A 1D mathematical model for a microbial fuel cell

MFCs (microbial fuel cells) are a promising sustainable technology to meet increasing energy needs, especially using wastewaters as substrates, since they can generate electricity and accomplish wastewater treatment simultaneously. The MFC is a complex system involving bio-electrochemical processes, charge, mass and energy transfer. In this work, a steady state, one-dimensional model accounting for coupled heat, charge and mass transfer, and biofilm formation, along with the electrochemical reactions occurring in the MFC, similar to the ones developed for chemical fuel cells, is presented. The model predicts the correct trends for the influence of current density on the cell voltage, as well as, the influence of substrate concentration and temperature on the MFC performance and biofilm thickness. The model outputs are the temperature and concentration profiles and the biofilm thickness.

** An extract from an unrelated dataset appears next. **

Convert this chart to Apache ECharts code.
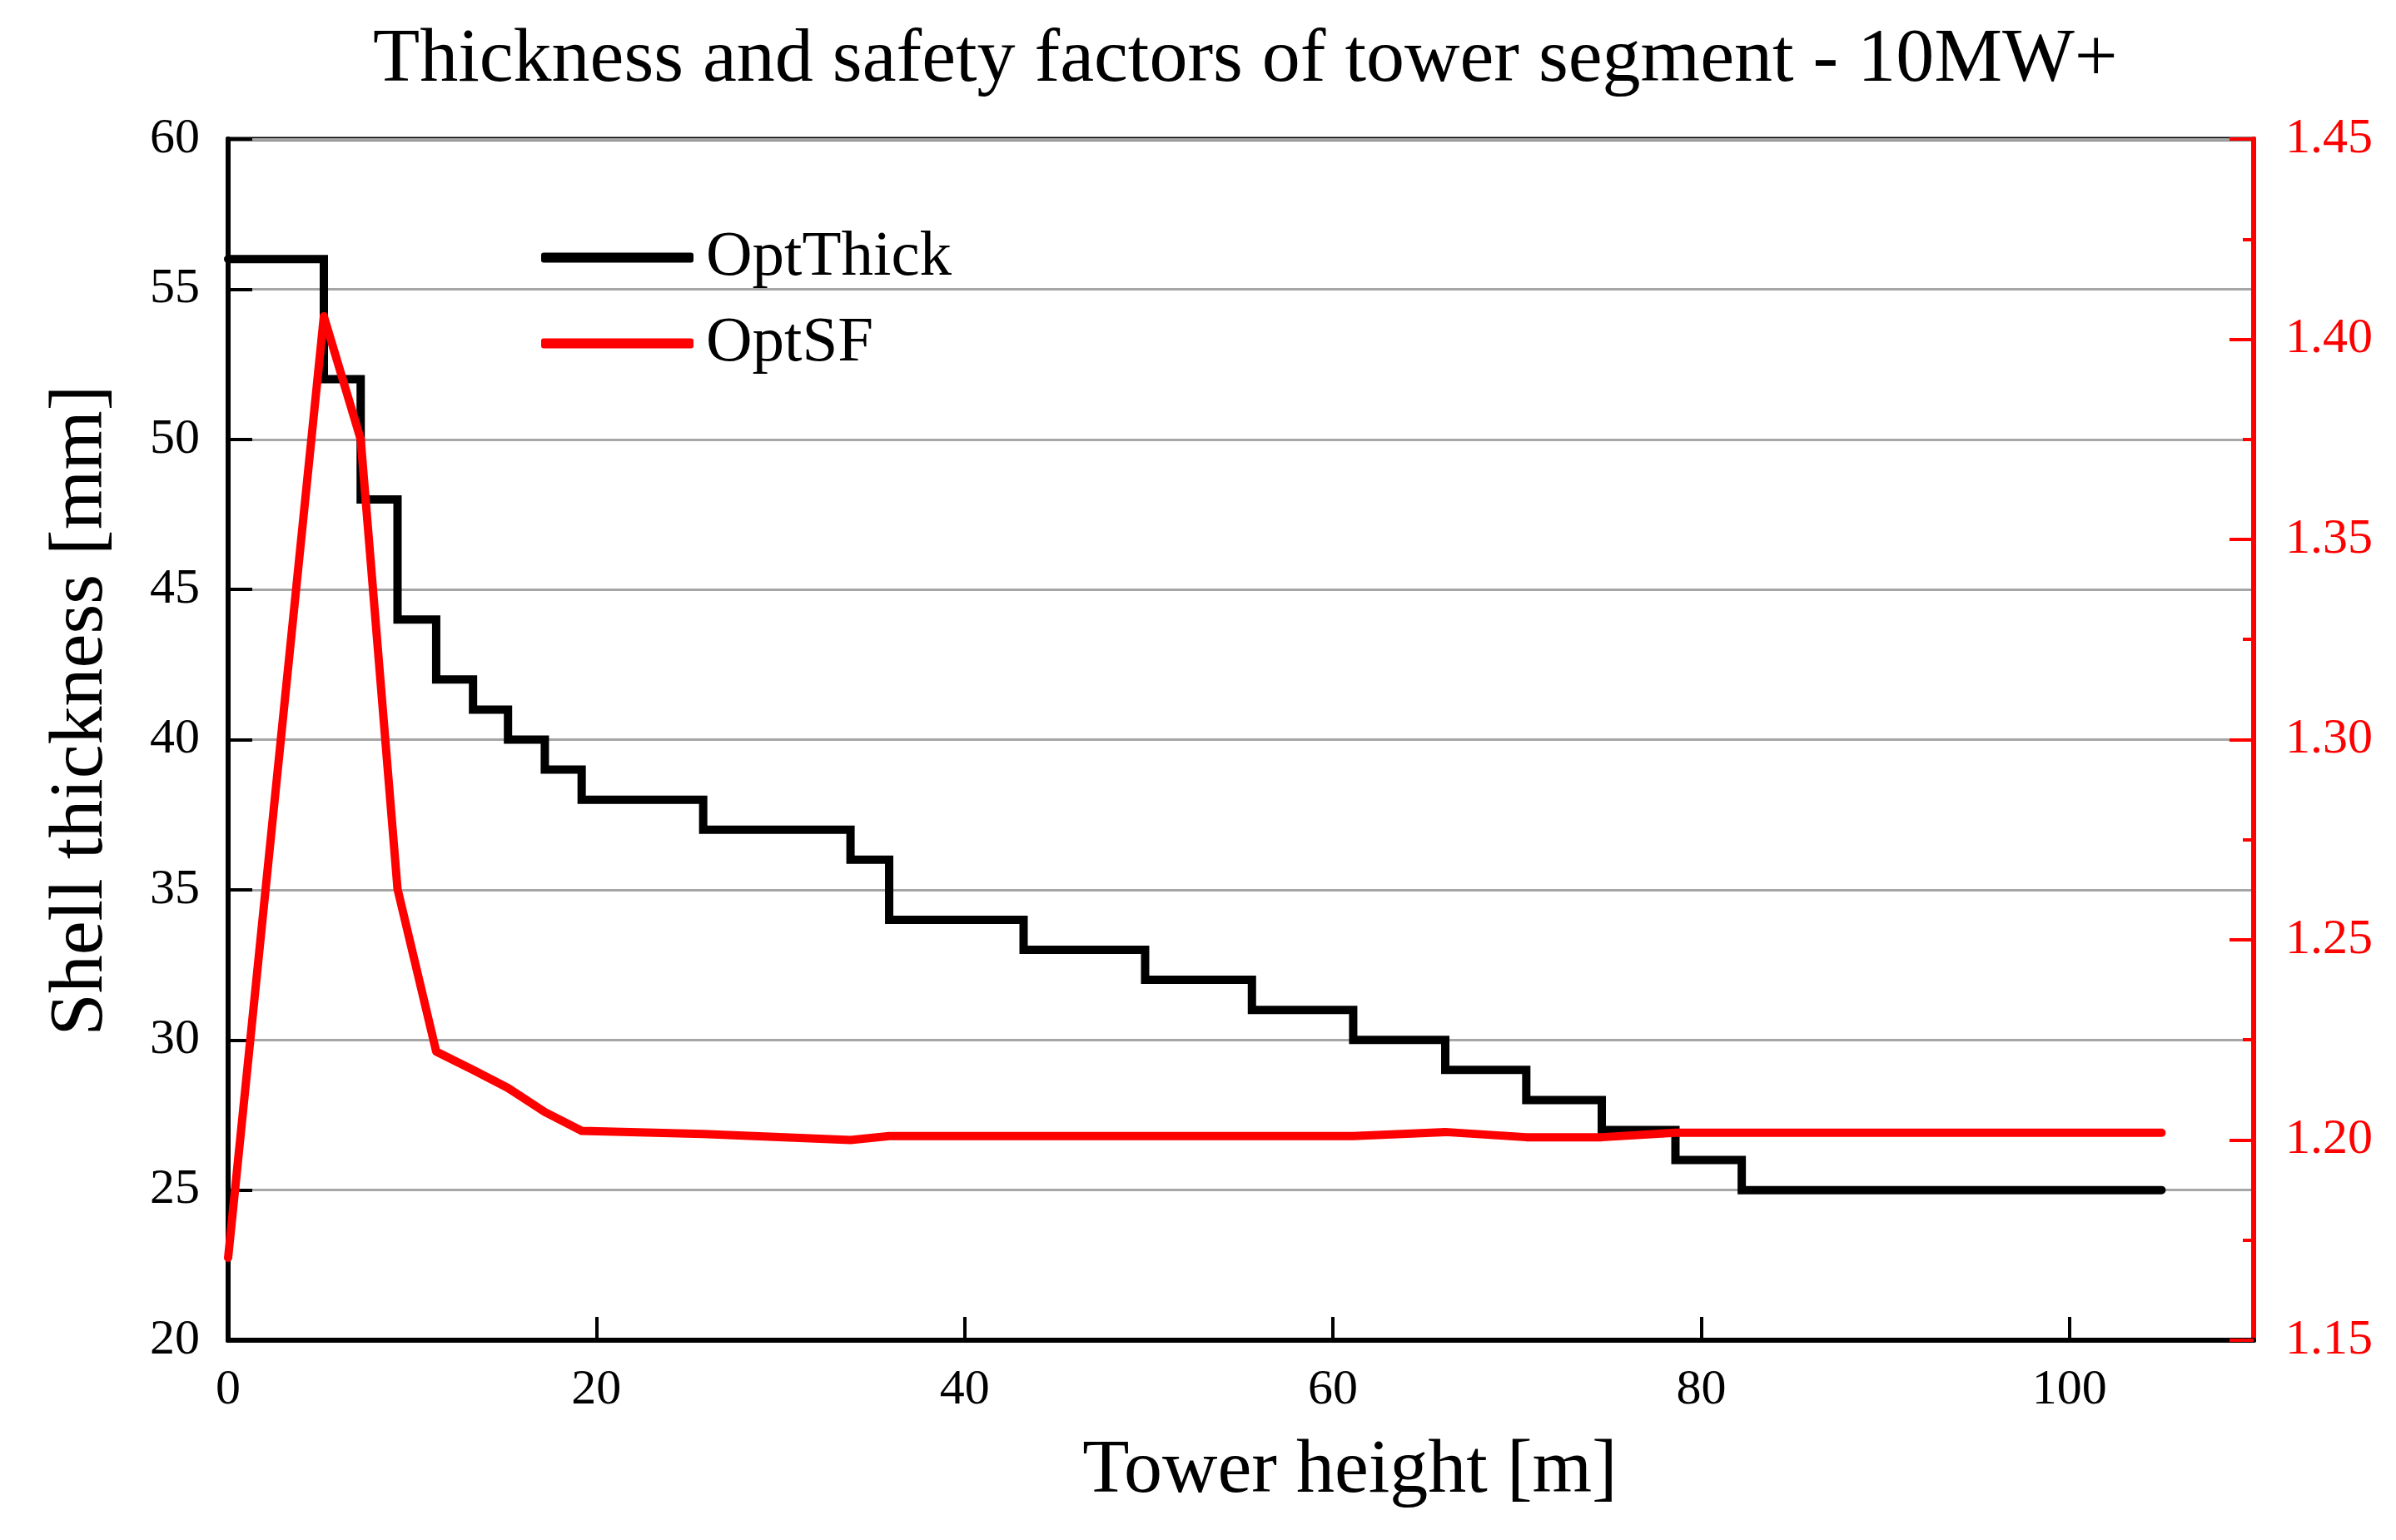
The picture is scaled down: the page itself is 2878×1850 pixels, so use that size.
<!DOCTYPE html>
<html>
<head>
<meta charset="utf-8">
<script src="https://cdn.jsdelivr.net/npm/echarts@6/dist/echarts.min.js"></script>
<style>
html,body{margin:0;padding:0;background:#fff;}
#chart{width:2878px;height:1850px;}
</style>
</head>
<body>
<div id="chart"></div>
<script>
// Tower height [m] at segment boundaries
const heights = [0, 5.2, 7.2, 9.2, 11.3, 13.3, 15.2, 17.2, 19.2, 25.8, 33.8, 35.9, 43.2, 49.8, 55.6, 61.1, 66.1, 70.5, 74.6, 78.6, 82.2, 105];
// Shell thickness [mm] (held from this height up to the next)
const thickness = [56, 52, 48, 44, 42, 41, 40, 39, 38, 37, 36, 34, 33, 32, 31, 30, 29, 28, 27, 26, 25, 25];
// Safety factor at each height
const safety = [1.1706, 1.4057, 1.375, 1.2627, 1.2221, 1.2175, 1.213, 1.207, 1.2023, 1.2015, 1.2000, 1.2010, 1.2010, 1.2010, 1.2010, 1.2010, 1.2020, 1.2007, 1.2007, 1.2018, 1.2018, 1.2018];
const xTicks = [0, 20, 40, 60, 80, 100];
const titleText = 'Thickness and safety factors of tower segment - 10MW+';

const FONT = 'Liberation Serif';
const thickData = heights.map((h, i) => [h, thickness[i]]);
const sfData = heights.map((h, i) => [h, safety[i]]);

const chart = echarts.init(document.getElementById('chart'));
chart.setOption({
  animation: false,
  backgroundColor: '#fff',
  title: {
    text: titleText,
    left: 448,
    top: 27,
    padding: 0,
    textStyle: { fontFamily: FONT, fontSize: 92, fontWeight: 'normal', color: '#000' }
  },
  grid: {
    left: 274, right: 171, top: 167, bottom: 240,
    show: true, borderColor: '#000', borderWidth: 5, backgroundColor: 'transparent'
  },
  legend: {
    orient: 'vertical',
    left: 645, top: 266,
    itemWidth: 183, itemHeight: 12, itemGap: 26,
    icon: 'roundRect',
    textStyle: { fontFamily: FONT, fontSize: 77, color: '#000', padding: [0, 0, 0, 10] },
    data: ['OptThick', 'OptSF']
  },
  xAxis: {
    type: 'value',
    min: 0, max: 110,
    name: 'Tower height [m]',
    nameLocation: 'middle',
    nameGap: 112,
    nameTextStyle: { fontFamily: FONT, fontSize: 92, color: '#000', padding: [0, 0, 0, 262] },
    axisLine: { show: true, lineStyle: { color: '#000', width: 6 } },
    axisTick: { show: true, inside: true, length: 28, customValues: xTicks, lineStyle: { color: '#000', width: 4 } },
    axisLabel: { fontFamily: FONT, fontSize: 60, color: '#000', margin: 30, customValues: xTicks },
    splitLine: { show: false }
  },
  yAxis: [
    {
      type: 'value',
      min: 20, max: 60, interval: 5,
      name: 'Shell thickness [mm]',
      nameLocation: 'middle',
      nameGap: 130,
      nameRotate: 90,
      nameTextStyle: { fontFamily: FONT, fontSize: 92, color: '#000', padding: [0, 0, 0, 70] },
      axisLine: { show: true, lineStyle: { color: '#000', width: 6 } },
      axisTick: { show: true, inside: true, length: 29, lineStyle: { color: '#000', width: 4 } },
      axisLabel: { fontFamily: FONT, fontSize: 60, color: '#000', margin: 34 },
      splitLine: { show: true, lineStyle: { color: '#a6a6a6', width: 3 } }
    },
    {
      type: 'value',
      position: 'right',
      min: 1.15, max: 1.45, interval: 0.05,
      axisLine: { show: true, lineStyle: { color: '#ff0000', width: 6 } },
      axisTick: { show: true, inside: true, length: 29, lineStyle: { color: '#ff0000', width: 4 } },
      minorTick: { show: true, splitNumber: 2, length: 13, lineStyle: { color: '#ff0000', width: 4 } },
      axisLabel: { fontFamily: FONT, fontSize: 60, color: '#ff0000', margin: 38, formatter: v => v.toFixed(2) },
      splitLine: { show: false }
    }
  ],
  series: [
    {
      name: 'OptThick',
      type: 'line',
      yAxisIndex: 0,
      step: 'end',
      data: thickData,
      symbol: 'none',
      itemStyle: { color: '#000' },
      lineStyle: { color: '#000', width: 10, cap: 'round', join: 'miter' },
      z: 3
    },
    {
      name: 'OptSF',
      type: 'line',
      yAxisIndex: 1,
      data: sfData,
      symbol: 'none',
      itemStyle: { color: '#ff0000' },
      lineStyle: { color: '#ff0000', width: 10, cap: 'round', join: 'round' },
      z: 4
    }
  ]
});
</script>
</body>
</html>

The proposed model is rapidly and easily implemented and is therefore suitable for inclusion in real-time system level MFC calculations. •A model coupling biofilm formation, heat, charger and mass transfer is presented.•The effect of operating and design parameters on MFC performance can be predicted.•The model predicts the temperature profiles and the biofilm thickness.•This model is useful to improve MFC understanding involving simple numeric tools.•This easily to implement model is suitable for use in real-time MFC simulations.